*What you need to do*: Write out every entry exactly as it appears.
--- --- ---
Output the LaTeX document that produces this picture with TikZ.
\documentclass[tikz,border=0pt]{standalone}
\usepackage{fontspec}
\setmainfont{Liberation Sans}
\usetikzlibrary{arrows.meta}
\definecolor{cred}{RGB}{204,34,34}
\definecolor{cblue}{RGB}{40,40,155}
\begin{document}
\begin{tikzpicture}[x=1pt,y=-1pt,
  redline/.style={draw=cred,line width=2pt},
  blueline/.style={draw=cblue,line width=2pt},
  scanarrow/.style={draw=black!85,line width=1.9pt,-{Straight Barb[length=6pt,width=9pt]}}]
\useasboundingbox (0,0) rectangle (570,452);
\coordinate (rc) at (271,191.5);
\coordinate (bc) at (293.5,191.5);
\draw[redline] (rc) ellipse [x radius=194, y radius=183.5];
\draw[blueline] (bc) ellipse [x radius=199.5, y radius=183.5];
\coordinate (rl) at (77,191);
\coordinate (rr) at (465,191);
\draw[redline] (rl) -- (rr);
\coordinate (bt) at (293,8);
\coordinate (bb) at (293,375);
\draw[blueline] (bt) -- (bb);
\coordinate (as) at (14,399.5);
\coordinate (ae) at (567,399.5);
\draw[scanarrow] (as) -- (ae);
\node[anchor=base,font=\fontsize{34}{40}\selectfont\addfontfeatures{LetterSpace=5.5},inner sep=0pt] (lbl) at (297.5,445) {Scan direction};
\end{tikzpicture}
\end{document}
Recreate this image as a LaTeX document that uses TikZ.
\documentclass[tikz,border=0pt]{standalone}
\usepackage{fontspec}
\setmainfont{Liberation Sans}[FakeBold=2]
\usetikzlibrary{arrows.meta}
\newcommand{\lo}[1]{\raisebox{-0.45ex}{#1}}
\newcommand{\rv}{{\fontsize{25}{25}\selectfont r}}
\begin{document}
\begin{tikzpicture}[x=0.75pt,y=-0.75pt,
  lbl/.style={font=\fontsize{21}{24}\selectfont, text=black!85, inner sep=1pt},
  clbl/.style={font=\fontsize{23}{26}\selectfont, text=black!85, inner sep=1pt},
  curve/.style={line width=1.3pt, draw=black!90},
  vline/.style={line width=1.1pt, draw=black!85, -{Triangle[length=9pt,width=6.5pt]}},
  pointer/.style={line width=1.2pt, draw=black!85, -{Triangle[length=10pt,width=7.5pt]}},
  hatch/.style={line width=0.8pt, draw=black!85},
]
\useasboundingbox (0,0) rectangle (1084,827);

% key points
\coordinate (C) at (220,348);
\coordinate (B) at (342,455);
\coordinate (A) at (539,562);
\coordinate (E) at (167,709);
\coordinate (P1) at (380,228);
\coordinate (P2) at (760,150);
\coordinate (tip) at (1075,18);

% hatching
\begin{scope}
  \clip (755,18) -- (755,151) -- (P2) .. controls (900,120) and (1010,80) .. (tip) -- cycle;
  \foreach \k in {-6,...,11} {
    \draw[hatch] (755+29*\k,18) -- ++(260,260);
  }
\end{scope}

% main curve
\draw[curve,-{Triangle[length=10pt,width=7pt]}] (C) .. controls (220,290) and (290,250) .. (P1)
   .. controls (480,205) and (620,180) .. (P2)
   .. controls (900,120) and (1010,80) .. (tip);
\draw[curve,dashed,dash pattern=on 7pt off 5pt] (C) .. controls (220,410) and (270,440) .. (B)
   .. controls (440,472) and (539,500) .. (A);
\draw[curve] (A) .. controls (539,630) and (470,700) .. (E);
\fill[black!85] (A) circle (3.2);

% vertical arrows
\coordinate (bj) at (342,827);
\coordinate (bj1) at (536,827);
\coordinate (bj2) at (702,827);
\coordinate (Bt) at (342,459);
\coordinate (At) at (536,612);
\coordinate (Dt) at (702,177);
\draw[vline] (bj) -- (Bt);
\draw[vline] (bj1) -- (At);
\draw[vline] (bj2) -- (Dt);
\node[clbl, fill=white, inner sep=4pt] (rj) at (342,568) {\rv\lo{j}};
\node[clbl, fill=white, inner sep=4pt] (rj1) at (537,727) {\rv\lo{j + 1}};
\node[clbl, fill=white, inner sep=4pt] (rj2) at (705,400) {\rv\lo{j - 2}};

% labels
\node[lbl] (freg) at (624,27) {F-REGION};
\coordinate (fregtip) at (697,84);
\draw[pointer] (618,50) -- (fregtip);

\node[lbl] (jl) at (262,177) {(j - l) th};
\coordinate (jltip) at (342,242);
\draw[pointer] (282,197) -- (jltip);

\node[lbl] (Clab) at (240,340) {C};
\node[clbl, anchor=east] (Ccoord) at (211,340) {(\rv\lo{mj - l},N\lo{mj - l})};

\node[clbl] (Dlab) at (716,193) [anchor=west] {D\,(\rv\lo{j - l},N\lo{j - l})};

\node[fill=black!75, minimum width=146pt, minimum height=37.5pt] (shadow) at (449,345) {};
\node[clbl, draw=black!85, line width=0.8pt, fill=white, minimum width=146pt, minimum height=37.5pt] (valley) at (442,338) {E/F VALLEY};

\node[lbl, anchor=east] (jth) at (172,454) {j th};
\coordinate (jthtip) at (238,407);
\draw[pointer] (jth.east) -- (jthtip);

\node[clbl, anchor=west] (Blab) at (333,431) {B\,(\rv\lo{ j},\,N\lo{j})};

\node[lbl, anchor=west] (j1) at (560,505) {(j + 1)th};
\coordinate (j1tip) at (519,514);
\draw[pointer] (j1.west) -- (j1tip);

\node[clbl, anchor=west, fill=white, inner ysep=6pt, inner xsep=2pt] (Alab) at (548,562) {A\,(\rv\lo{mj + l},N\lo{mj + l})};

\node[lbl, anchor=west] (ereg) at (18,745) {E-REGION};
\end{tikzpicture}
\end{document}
--- --- ---
*Answer to the exercise*:
Output the LaTeX document that produces this picture with TikZ.
\documentclass[tikz,border=0pt]{standalone}
\usepackage{fontspec}
\setmainfont{Liberation Sans}
\usetikzlibrary{arrows.meta}
\definecolor{cred}{RGB}{204,34,34}
\definecolor{cblue}{RGB}{40,40,155}
\begin{document}
\begin{tikzpicture}[x=1pt,y=-1pt,
  redline/.style={draw=cred,line width=2pt},
  blueline/.style={draw=cblue,line width=2pt},
  scanarrow/.style={draw=black!85,line width=1.9pt,-{Straight Barb[length=6pt,width=9pt]}}]
\useasboundingbox (0,0) rectangle (570,452);
\coordinate (rc) at (271,191.5);
\coordinate (bc) at (293.5,191.5);
\draw[redline] (rc) ellipse [x radius=194, y radius=183.5];
\draw[blueline] (bc) ellipse [x radius=199.5, y radius=183.5];
\coordinate (rl) at (77,191);
\coordinate (rr) at (465,191);
\draw[redline] (rl) -- (rr);
\coordinate (bt) at (293,8);
\coordinate (bb) at (293,375);
\draw[blueline] (bt) -- (bb);
\coordinate (as) at (14,399.5);
\coordinate (ae) at (567,399.5);
\draw[scanarrow] (as) -- (ae);
\node[anchor=base,font=\fontsize{34}{40}\selectfont\addfontfeatures{LetterSpace=5.5},inner sep=0pt] (lbl) at (297.5,445) {Scan direction};
\end{tikzpicture}
\end{document}
Recreate this image as a LaTeX document that uses TikZ.
\documentclass[tikz,border=0pt]{standalone}
\usepackage{fontspec}
\setmainfont{Liberation Sans}[FakeBold=2]
\usetikzlibrary{arrows.meta}
\newcommand{\lo}[1]{\raisebox{-0.45ex}{#1}}
\newcommand{\rv}{{\fontsize{25}{25}\selectfont r}}
\begin{document}
\begin{tikzpicture}[x=0.75pt,y=-0.75pt,
  lbl/.style={font=\fontsize{21}{24}\selectfont, text=black!85, inner sep=1pt},
  clbl/.style={font=\fontsize{23}{26}\selectfont, text=black!85, inner sep=1pt},
  curve/.style={line width=1.3pt, draw=black!90},
  vline/.style={line width=1.1pt, draw=black!85, -{Triangle[length=9pt,width=6.5pt]}},
  pointer/.style={line width=1.2pt, draw=black!85, -{Triangle[length=10pt,width=7.5pt]}},
  hatch/.style={line width=0.8pt, draw=black!85},
]
\useasboundingbox (0,0) rectangle (1084,827);

% key points
\coordinate (C) at (220,348);
\coordinate (B) at (342,455);
\coordinate (A) at (539,562);
\coordinate (E) at (167,709);
\coordinate (P1) at (380,228);
\coordinate (P2) at (760,150);
\coordinate (tip) at (1075,18);

% hatching
\begin{scope}
  \clip (755,18) -- (755,151) -- (P2) .. controls (900,120) and (1010,80) .. (tip) -- cycle;
  \foreach \k in {-6,...,11} {
    \draw[hatch] (755+29*\k,18) -- ++(260,260);
  }
\end{scope}

% main curve
\draw[curve,-{Triangle[length=10pt,width=7pt]}] (C) .. controls (220,290) and (290,250) .. (P1)
   .. controls (480,205) and (620,180) .. (P2)
   .. controls (900,120) and (1010,80) .. (tip);
\draw[curve,dashed,dash pattern=on 7pt off 5pt] (C) .. controls (220,410) and (270,440) .. (B)
   .. controls (440,472) and (539,500) .. (A);
\draw[curve] (A) .. controls (539,630) and (470,700) .. (E);
\fill[black!85] (A) circle (3.2);

% vertical arrows
\coordinate (bj) at (342,827);
\coordinate (bj1) at (536,827);
\coordinate (bj2) at (702,827);
\coordinate (Bt) at (342,459);
\coordinate (At) at (536,612);
\coordinate (Dt) at (702,177);
\draw[vline] (bj) -- (Bt);
\draw[vline] (bj1) -- (At);
\draw[vline] (bj2) -- (Dt);
\node[clbl, fill=white, inner sep=4pt] (rj) at (342,568) {\rv\lo{j}};
\node[clbl, fill=white, inner sep=4pt] (rj1) at (537,727) {\rv\lo{j + 1}};
\node[clbl, fill=white, inner sep=4pt] (rj2) at (705,400) {\rv\lo{j - 2}};

% labels
\node[lbl] (freg) at (624,27) {F-REGION};
\coordinate (fregtip) at (697,84);
\draw[pointer] (618,50) -- (fregtip);

\node[lbl] (jl) at (262,177) {(j - l) th};
\coordinate (jltip) at (342,242);
\draw[pointer] (282,197) -- (jltip);

\node[lbl] (Clab) at (240,340) {C};
\node[clbl, anchor=east] (Ccoord) at (211,340) {(\rv\lo{mj - l},N\lo{mj - l})};

\node[clbl] (Dlab) at (716,193) [anchor=west] {D\,(\rv\lo{j - l},N\lo{j - l})};

\node[fill=black!75, minimum width=146pt, minimum height=37.5pt] (shadow) at (449,345) {};
\node[clbl, draw=black!85, line width=0.8pt, fill=white, minimum width=146pt, minimum height=37.5pt] (valley) at (442,338) {E/F VALLEY};

\node[lbl, anchor=east] (jth) at (172,454) {j th};
\coordinate (jthtip) at (238,407);
\draw[pointer] (jth.east) -- (jthtip);

\node[clbl, anchor=west] (Blab) at (333,431) {B\,(\rv\lo{ j},\,N\lo{j})};

\node[lbl, anchor=west] (j1) at (560,505) {(j + 1)th};
\coordinate (j1tip) at (519,514);
\draw[pointer] (j1.west) -- (j1tip);

\node[clbl, anchor=west, fill=white, inner ysep=6pt, inner xsep=2pt] (Alab) at (548,562) {A\,(\rv\lo{mj + l},N\lo{mj + l})};

\node[lbl, anchor=west] (ereg) at (18,745) {E-REGION};
\end{tikzpicture}
\end{document}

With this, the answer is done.